Handheld, ISO 400, f/4.5, 37mm (35mm equivalent – 60mm), 1/5 sec. Taken from the sidewalk across the street.
Merkaz haRav Kook Yeshiva in Kiryat Moshe, Jerusalem, is one of the largest and best-known Religious Zionist yeshivas in the city.
This yeshiva is a boys’ high school and men’s post-secondary institute for Jewish studies. I often pass it when I’m in Jerusalem. In the yeshiva world, it is customary for pairs of students (called a chevruta) to study together aloud. A pair of students is visible in the second floor window of the beit midrash (Hebrew: study hall), tipping their “shtenders” (Yiddish: book stands) so that they can read the texts easily.

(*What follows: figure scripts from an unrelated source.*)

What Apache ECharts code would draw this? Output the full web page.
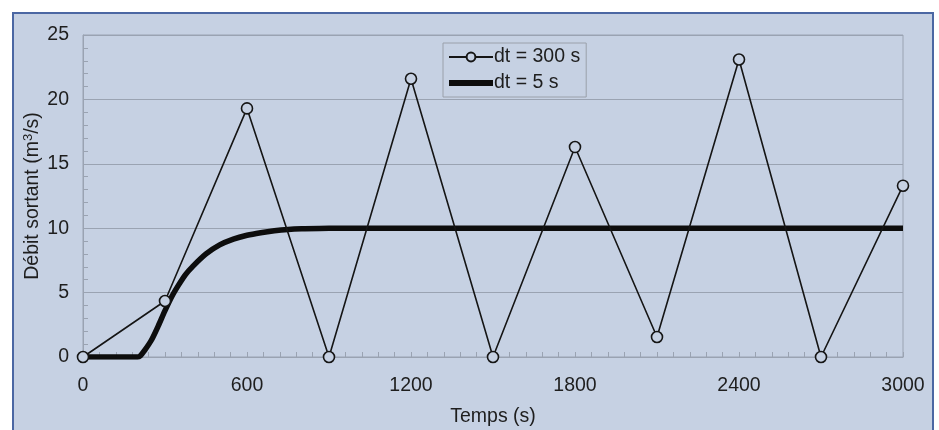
<!DOCTYPE html>
<html>
<head>
<meta charset="utf-8">
<script src="https://cdn.jsdelivr.net/npm/echarts@6/dist/echarts.min.js"></script>
<style>
html,body{margin:0;padding:0;background:#fff;}
#c{width:939px;height:430px;}
</style>
</head>
<body>
<div id="c"></div>
<script>
// Data
const t300 = [0, 300, 600, 900, 1200, 1500, 1800, 2100, 2400, 2700, 3000];
const q300 = [0, 4.35, 19.3, 0, 21.6, 0, 16.3, 1.55, 23.1, 0, 13.3];
const t5 = [0, 200, 210, 225, 250, 275, 300, 325, 350, 375, 400, 450, 500, 550, 600, 650, 700, 750, 800, 900, 1200, 1800, 2400, 3000];
const q5 = [0, 0, 0.1, 0.5, 1.3, 2.4, 3.6, 4.7, 5.6, 6.4, 7.0, 8.0, 8.7, 9.15, 9.45, 9.65, 9.8, 9.9, 9.95, 10, 10, 10, 10, 10];
const seriesNames = ['dt = 300 s', 'dt = 5 s'];
const xTicks = {min: 0, max: 3000, interval: 600};
const yTicks = {min: 0, max: 25, interval: 5};

const bg = '#c6d1e3';
const txt = '#1e1e1e';
const gridGray = '#9aa3b2';
const font = 'Liberation Sans, Arial, sans-serif';
const fs = 19.5;

const chart = echarts.init(document.getElementById('c'), null, {renderer: 'canvas'});
chart.setOption({
  backgroundColor: '#ffffff',
  animation: false,
  graphic: [{
    type: 'rect', z: -10, silent: true,
    shape: {x: 13, y: 13, width: 920, height: 440},
    style: {fill: bg, stroke: '#4b67a3', lineWidth: 2}
  }],
  textStyle: {fontFamily: font, color: txt},
  grid: {left: 83, right: 36, top: 35, bottom: 73, containLabel: false, outerBoundsMode: 'none',
    show: true, borderColor: gridGray, borderWidth: 1, backgroundColor: 'transparent'},
  legend: {
    orient: 'vertical', left: 443, top: 43,
    data: [
      {name: seriesNames[0]},
      {name: seriesNames[1], icon: 'path://M0,0H44V6H0Z', itemStyle: {color: '#0d0d0d', borderWidth: 0}}
    ],
    itemWidth: 44, itemHeight: 11, itemGap: 6,
    padding: [4, 6, 4, 5],
    backgroundColor: bg, borderColor: '#9aa0aa', borderWidth: 1,
    textStyle: {fontSize: fs, color: txt, fontFamily: font, padding: [0, 0, 0, -4]}
  },
  xAxis: {
    type: 'value', min: xTicks.min, max: xTicks.max, interval: xTicks.interval,
    name: 'Temps (s)', nameLocation: 'middle', nameGap: 50, nameMoveOverlap: false,
    nameTextStyle: {fontSize: fs, color: txt, fontFamily: font},
    axisLine: {show: true, lineStyle: {color: gridGray, width: 1}},
    axisTick: {show: true, inside: true, length: 5, lineStyle: {color: gridGray}},
    minorTick: {show: true, splitNumber: 10, length: 5, lineStyle: {color: gridGray}},
    axisLabel: {fontSize: fs, color: txt, margin: 19, fontFamily: font, formatter: v => String(v)},
    splitLine: {show: false}
  },
  yAxis: {
    type: 'value', min: yTicks.min, max: yTicks.max, interval: yTicks.interval,
    name: 'Débit sortant (m{sup|3}/s)', nameLocation: 'middle', nameGap: 40, nameRotate: 90, nameMoveOverlap: false,
    nameTextStyle: {fontSize: fs, color: txt, fontFamily: font,
      rich: {sup: {fontSize: 13, verticalAlign: 'top', color: txt, fontFamily: font, padding: [0, 0, 8, 0]}}},
    axisLine: {show: true, lineStyle: {color: gridGray, width: 1}},
    axisTick: {show: true, inside: true, length: 5, lineStyle: {color: gridGray}},
    minorTick: {show: true, splitNumber: 5, length: 5, lineStyle: {color: gridGray}},
    axisLabel: {fontSize: fs, color: txt, margin: 14, fontFamily: font, formatter: v => String(v)},
    splitLine: {show: true, lineStyle: {color: gridGray, width: 1}}
  },
  series: [
    {
      name: seriesNames[0], type: 'line',
      data: t300.map((t, i) => [t, q300[i]]),
      symbol: 'circle', symbolSize: 11, showSymbol: true,
      lineStyle: {color: '#151515', width: 1.6},
      itemStyle: {color: bg, borderColor: '#151515', borderWidth: 1.6},
      z: 3
    },
    {
      name: seriesNames[1], type: 'line',
      data: t5.map((t, i) => [t, q5[i]]),
      smooth: 0.3, symbol: 'none', showSymbol: false,
      lineStyle: {color: '#0d0d0d', width: 5.5},
      itemStyle: {color: '#0d0d0d'},
      z: 2
    }
  ]
});
</script>
</body>
</html>
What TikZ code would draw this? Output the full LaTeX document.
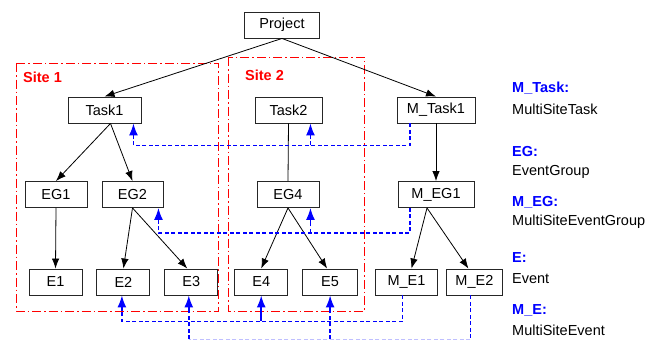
\documentclass[tikz,border=0pt]{standalone}
\usepackage{fontspec}
\setmainfont{Liberation Sans}
\usetikzlibrary{positioning}
\usetikzlibrary{arrows.meta}
\tikzset{>={Latex[width=7.5pt,length=10pt]}}

\begin{document}
\begin{tikzpicture}[x=1pt, y=-1pt, box/.style={rectangle, draw=black!85, line width=0.9pt, minimum height=26pt, inner sep=0pt, font=\fontsize{14.5}{17}\selectfont}, ebox/.style={box, minimum width=53pt}, link/.style={->, line width=0.8pt}, bus/.style={draw=blue, line width=1.5pt, dash pattern=on 4pt off 2.5pt}, bustip/.style={draw=blue, line width=1.5pt, -{Latex[width=9pt,length=12pt]}}, sitebox/.style={draw=red, line width=0.9pt, dash pattern=on 9pt off 3pt on 1.5pt off 3pt}, sitename/.style={text=red, font=\fontsize{14.5}{17}\selectfont\bfseries, anchor=west, inner sep=0pt}, keyname/.style={text=blue, font=\fontsize{14.5}{17}\selectfont\bfseries, anchor=west, inner sep=0pt}, keytext/.style={font=\fontsize{14.5}{17}\selectfont, anchor=west, inner sep=0pt}]
    \useasboundingbox (0,0) rectangle (662,340);
    
    %Sites
    \draw[sitebox] (16,63) rectangle (218,311);
    \draw[sitebox] (228,57) rectangle (364,311);
    \node[sitename](site1) at (23,77){Site 1};
    \node[sitename](site2) at (245,75){Site 2};
    
    %Nodes
    \node[box, minimum width=75pt](project) at (282,25){Project};
    \node[box, minimum width=73pt](task1) at (104.5,110){Task1};
    \node[box, minimum width=67pt](task2) at (288.5,110){Task2};
    \node[box, minimum width=78pt](mtask1) at (436,110){M\_Task1};
    \node[box, minimum width=62pt](eg1) at (56,194.5){EG1};
    \node[box, minimum width=61pt](eg2) at (132.5,194.5){EG2};
    \node[box, minimum width=62pt](eg4) at (288,194.5){EG4};
    \node[box, minimum width=76pt](meg1) at (436,194.5){M\_EG1};
    \node[ebox](e1) at (55.5,282){E1};
    \node[ebox](e2)[right=14pt of e1]{E2};
    \node[ebox](e3)[right=14pt of e2]{E3};
    \node[ebox](e4)[right=16pt of e3]{E4};
    \node[ebox, minimum width=55pt](e5)[right=14pt of e4]{E5};
    \node[box, minimum width=62pt](me1)[right=17pt of e5]{M\_E1};
    \node[box, minimum width=56pt](me2)[right=8pt of me1]{M\_E2};
    
    %Legend
    \node[keyname](kmtask) at (512,88){M\_Task:};
    \node[keytext](dmtask) at (512,109){MultiSiteTask};
    \node[keyname](keg) at (512,152){EG:};
    \node[keytext](deg) at (512,172){EventGroup};
    \node[keyname](kmeg) at (512,202){M\_EG:};
    \node[keytext](dmeg) at (512,222){MultiSiteEventGroup};
    \node[keyname](ke) at (512,258){E:};
    \node[keytext](de) at (512,279){Event};
    \node[keyname](kme) at (512,310){M\_E:};
    \node[keytext](dme) at (512,330){MultiSiteEvent};
    
    %Lines
    \draw[link] (project.south) -- (task1.north);
    \draw[link] (project.south) -- (mtask1.north);
    \draw[link] ([xshift=6pt]task1.south) -- (eg1.north);
    \draw[link] ([xshift=6pt]task1.south) -- (eg2.north);
    \draw[line width=0.8pt] (task2.south) -- (eg4.north);
    \draw[link] (mtask1.south) -- (meg1.north);
    \draw[link] (eg1.south) -- (e1.north);
    \draw[link] (eg2.south) -- (e2.north);
    \draw[link] (eg2.south) -- ([xshift=-4pt]e3.north);
    \draw[link] (eg4.south) -- (e4.north);
    \draw[link] (eg4.south) -- ([xshift=-3pt]e5.north);
    \draw[link] ([xshift=-9pt]meg1.south) -- ([xshift=5pt]me1.north);
    \draw[link] ([xshift=-9pt]meg1.south) -- ([xshift=-6pt]me2.north);
    
    %Multi-site links (dashed bus, solid tip)
    \path ([xshift=-26pt]mtask1.south) ++(0,22) coordinate (taskbus);
    \draw[bus] ([xshift=-26pt]mtask1.south) -- (taskbus) -| ([xshift=-8pt,yshift=-16pt]task1.south east);
    \draw[bustip] ([xshift=-8pt,yshift=-16pt]task1.south east) -- ([xshift=-8pt]task1.south east);
    \draw[bus] ([xshift=-12pt]task2.south east |- taskbus) -- ([xshift=-12pt,yshift=-16pt]task2.south east);
    \draw[bustip] ([xshift=-12pt,yshift=-16pt]task2.south east) -- ([xshift=-12pt]task2.south east);
    \path ([xshift=-26pt]meg1.south) ++(0,25) coordinate (groupbus);
    \draw[bus] ([xshift=-26pt]meg1.south) -- (groupbus) -| ([xshift=-5pt,yshift=-16pt]eg2.south east);
    \draw[bustip] ([xshift=-5pt,yshift=-16pt]eg2.south east) -- ([xshift=-5pt]eg2.south east);
    \draw[bus] ([xshift=-9pt]eg4.south east |- groupbus) -- ([xshift=-9pt,yshift=-16pt]eg4.south east);
    \draw[bustip] ([xshift=-9pt,yshift=-16pt]eg4.south east) -- ([xshift=-9pt]eg4.south east);
    \path ([xshift=-4pt]me1.south) ++(0,26) coordinate (eventbus);
    \draw[bus] ([xshift=-4pt]me1.south) -- (eventbus) -| ([xshift=-1.5pt,yshift=-16pt]e2.south);
    \draw[bustip] ([xshift=-1.5pt,yshift=-16pt]e2.south) -- ([xshift=-1.5pt]e2.south);
    \draw[bustip] (e4.south |- eventbus) -- (e4.south);
    \path ([xshift=-4pt]me2.south) ++(0,44) coordinate (lowbus);
    \draw[bus] ([xshift=-4pt]me2.south) -- (lowbus);
    \draw[bus, draw=blue!25] (lowbus) -- ([xshift=-2.5pt]e3.south |- lowbus);
    \draw[bus] ([xshift=-2.5pt]e3.south |- lowbus) -- ([xshift=-2.5pt,yshift=-16pt]e3.south);
    \draw[bustip] ([xshift=-2.5pt,yshift=-16pt]e3.south) -- ([xshift=-2.5pt]e3.south);
    \draw[bus] (e5.south |- lowbus) -- ([yshift=-16pt]e5.south);
    \draw[bustip] ([yshift=-16pt]e5.south) -- (e5.south);
    
\end{tikzpicture}
\end{document}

Merkaz was the site of a terrible terrorist attack in March, 2008, in which 5 boys (students at the high school) and 3 men were shot and killed by an Arab driver who had worked for the yeshiva. Eleven others were wounded, five in serious condition. The Jerusalem Post has the story. Israel National News has photos and details but be warned: these are pretty graphic.
I was pretty shaken up by the event because my son is the same age and studies in a large, well-known Religious Zionist yeshiva in Jerusalem. Some of his friends go to this school but, thank heavens, they were at the Western Wall at the time and hadn’t yet returned (these are dormitory schools, so the boys sleep there during the week). A friend who lives around the corner heard the whole thing. Had it been the night before our regularly scheduled photography class, I would have been there, too. It was quite a while before I could pass the yeshiva without thinking about the attack.
I had a photography class (not my regular one) the following morning in Machane Yehuda, in the center of Jerusalem. We were a pretty subdued bunch. After the class, I waited on Yaffo street at Davidka Square for a bus home. The police started blocking traffic and clearing the street. The funeral cortège bearing some of the victims for burial on Har haZeitim (Mount of Olives) passed by, followed by busloads of mourners. Everyone at the intersection was very quiet.
This photo shows that life has (almost) returned to normal at the yeshiva except, of course, for the families and friends of the victims.